- Task objective: Line by line, repeat the data below exactly, beginning at the first line and ending at the line with "0.0004, 0.0004, 0.0006, 0.0004, 0.0002, 0.0002]". Omit pictures.
[START]
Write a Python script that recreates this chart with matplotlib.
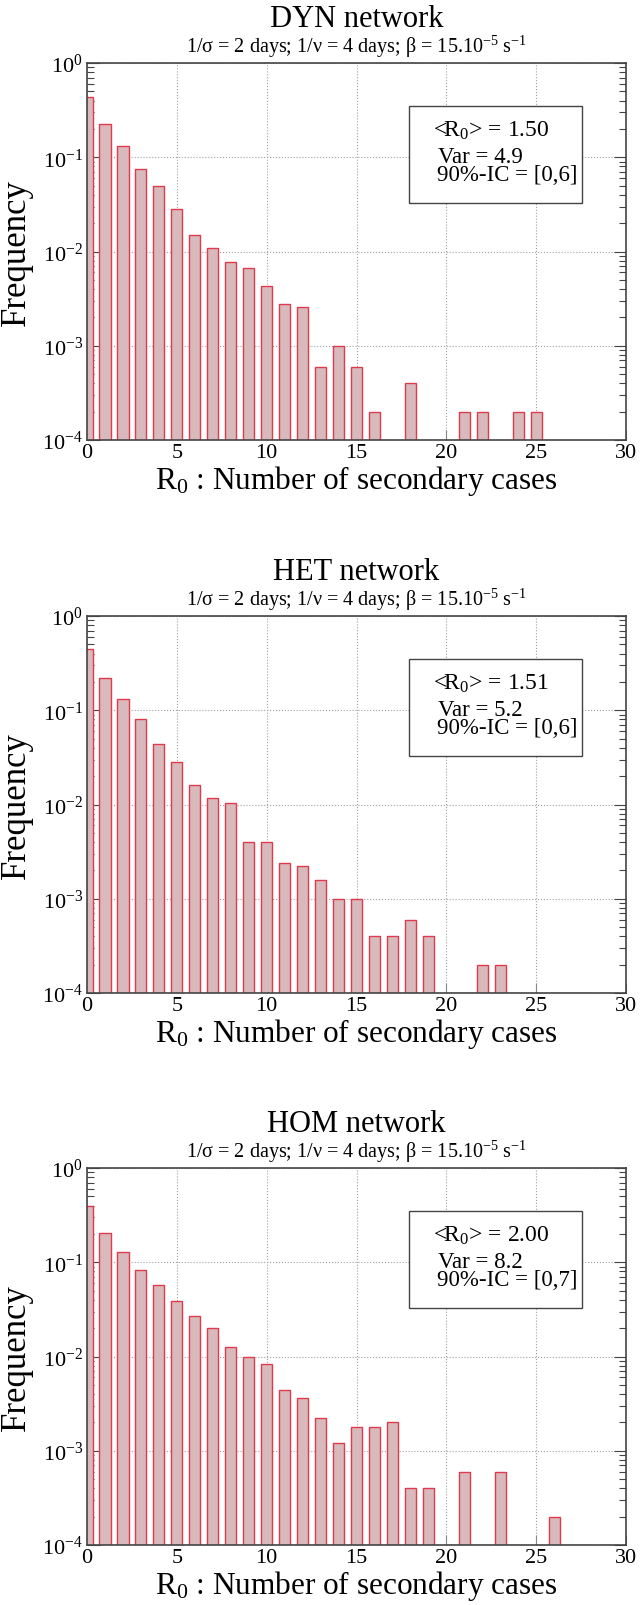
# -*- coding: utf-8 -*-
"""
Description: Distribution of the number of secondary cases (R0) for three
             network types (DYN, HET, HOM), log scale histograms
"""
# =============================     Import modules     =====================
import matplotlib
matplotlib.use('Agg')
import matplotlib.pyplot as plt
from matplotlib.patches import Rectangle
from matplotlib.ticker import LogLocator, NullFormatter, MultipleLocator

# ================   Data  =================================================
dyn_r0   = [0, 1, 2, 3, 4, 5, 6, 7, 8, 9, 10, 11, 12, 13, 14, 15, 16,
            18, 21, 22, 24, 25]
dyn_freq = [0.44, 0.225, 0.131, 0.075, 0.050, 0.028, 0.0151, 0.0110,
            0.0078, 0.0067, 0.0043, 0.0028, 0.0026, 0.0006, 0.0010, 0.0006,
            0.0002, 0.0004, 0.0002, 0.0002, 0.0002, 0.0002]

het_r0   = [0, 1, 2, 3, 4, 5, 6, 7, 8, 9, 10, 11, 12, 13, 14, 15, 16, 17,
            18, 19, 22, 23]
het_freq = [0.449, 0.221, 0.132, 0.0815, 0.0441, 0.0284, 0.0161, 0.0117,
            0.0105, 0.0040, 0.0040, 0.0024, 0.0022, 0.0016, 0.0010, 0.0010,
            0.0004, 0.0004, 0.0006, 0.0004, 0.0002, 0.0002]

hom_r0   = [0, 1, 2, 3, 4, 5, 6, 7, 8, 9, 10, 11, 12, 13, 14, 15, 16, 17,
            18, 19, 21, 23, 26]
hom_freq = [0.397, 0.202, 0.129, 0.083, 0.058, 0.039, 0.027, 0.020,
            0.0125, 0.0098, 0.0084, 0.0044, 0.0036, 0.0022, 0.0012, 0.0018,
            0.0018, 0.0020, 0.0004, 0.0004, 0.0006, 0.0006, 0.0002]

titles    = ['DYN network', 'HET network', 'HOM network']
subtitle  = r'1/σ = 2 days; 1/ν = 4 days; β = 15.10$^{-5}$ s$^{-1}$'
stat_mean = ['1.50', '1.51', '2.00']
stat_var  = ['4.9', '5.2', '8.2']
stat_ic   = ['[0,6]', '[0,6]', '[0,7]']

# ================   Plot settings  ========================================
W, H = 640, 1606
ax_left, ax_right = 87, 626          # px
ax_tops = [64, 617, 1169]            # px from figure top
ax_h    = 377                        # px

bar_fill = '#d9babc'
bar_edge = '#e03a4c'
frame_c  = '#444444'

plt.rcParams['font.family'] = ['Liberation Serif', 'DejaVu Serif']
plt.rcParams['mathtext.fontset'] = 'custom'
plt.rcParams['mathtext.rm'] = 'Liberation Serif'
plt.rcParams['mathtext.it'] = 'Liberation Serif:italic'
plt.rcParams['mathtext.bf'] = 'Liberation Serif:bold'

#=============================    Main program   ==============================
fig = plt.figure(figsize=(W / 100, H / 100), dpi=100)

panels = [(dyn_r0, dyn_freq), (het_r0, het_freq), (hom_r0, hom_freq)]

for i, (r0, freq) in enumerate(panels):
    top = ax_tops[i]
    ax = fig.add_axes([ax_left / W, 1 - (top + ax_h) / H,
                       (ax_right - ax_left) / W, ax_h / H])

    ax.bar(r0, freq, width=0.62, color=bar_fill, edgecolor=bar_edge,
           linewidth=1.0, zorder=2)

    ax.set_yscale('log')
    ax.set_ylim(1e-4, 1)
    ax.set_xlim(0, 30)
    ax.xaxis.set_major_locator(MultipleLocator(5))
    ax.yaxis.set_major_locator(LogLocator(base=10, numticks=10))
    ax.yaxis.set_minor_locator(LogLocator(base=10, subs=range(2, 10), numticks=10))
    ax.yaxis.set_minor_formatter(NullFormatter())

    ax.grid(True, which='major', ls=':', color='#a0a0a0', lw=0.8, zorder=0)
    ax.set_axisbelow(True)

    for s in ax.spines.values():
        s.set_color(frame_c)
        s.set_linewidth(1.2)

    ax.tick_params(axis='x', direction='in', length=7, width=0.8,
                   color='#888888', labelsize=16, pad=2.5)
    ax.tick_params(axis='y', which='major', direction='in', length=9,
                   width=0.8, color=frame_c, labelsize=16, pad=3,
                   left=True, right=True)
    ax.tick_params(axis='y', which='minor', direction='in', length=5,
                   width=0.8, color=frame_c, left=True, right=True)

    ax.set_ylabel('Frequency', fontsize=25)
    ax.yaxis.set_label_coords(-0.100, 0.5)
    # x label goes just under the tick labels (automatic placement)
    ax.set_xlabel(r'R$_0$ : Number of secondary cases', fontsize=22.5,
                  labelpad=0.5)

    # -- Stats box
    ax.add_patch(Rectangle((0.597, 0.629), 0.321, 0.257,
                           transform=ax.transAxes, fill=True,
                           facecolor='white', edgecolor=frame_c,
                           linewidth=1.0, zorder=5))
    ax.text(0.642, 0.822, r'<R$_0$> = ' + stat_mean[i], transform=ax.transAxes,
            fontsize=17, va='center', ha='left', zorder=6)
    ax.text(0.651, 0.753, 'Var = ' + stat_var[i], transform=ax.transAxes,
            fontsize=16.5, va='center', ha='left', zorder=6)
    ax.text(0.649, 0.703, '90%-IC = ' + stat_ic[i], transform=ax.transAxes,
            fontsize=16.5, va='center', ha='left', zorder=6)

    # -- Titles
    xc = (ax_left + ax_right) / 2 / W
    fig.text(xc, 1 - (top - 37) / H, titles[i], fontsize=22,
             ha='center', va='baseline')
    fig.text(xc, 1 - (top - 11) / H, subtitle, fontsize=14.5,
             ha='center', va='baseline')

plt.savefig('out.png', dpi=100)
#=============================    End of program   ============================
[END]
- Task response:
Write a Python script that recreates this chart with matplotlib.
# -*- coding: utf-8 -*-
"""
Description: Distribution of the number of secondary cases (R0) for three
             network types (DYN, HET, HOM), log scale histograms
"""
# =============================     Import modules     =====================
import matplotlib
matplotlib.use('Agg')
import matplotlib.pyplot as plt
from matplotlib.patches import Rectangle
from matplotlib.ticker import LogLocator, NullFormatter, MultipleLocator

# ================   Data  =================================================
dyn_r0   = [0, 1, 2, 3, 4, 5, 6, 7, 8, 9, 10, 11, 12, 13, 14, 15, 16,
            18, 21, 22, 24, 25]
dyn_freq = [0.44, 0.225, 0.131, 0.075, 0.050, 0.028, 0.0151, 0.0110,
            0.0078, 0.0067, 0.0043, 0.0028, 0.0026, 0.0006, 0.0010, 0.0006,
            0.0002, 0.0004, 0.0002, 0.0002, 0.0002, 0.0002]

het_r0   = [0, 1, 2, 3, 4, 5, 6, 7, 8, 9, 10, 11, 12, 13, 14, 15, 16, 17,
            18, 19, 22, 23]
het_freq = [0.449, 0.221, 0.132, 0.0815, 0.0441, 0.0284, 0.0161, 0.0117,
            0.0105, 0.0040, 0.0040, 0.0024, 0.0022, 0.0016, 0.0010, 0.0010,
            0.0004, 0.0004, 0.0006, 0.0004, 0.0002, 0.0002]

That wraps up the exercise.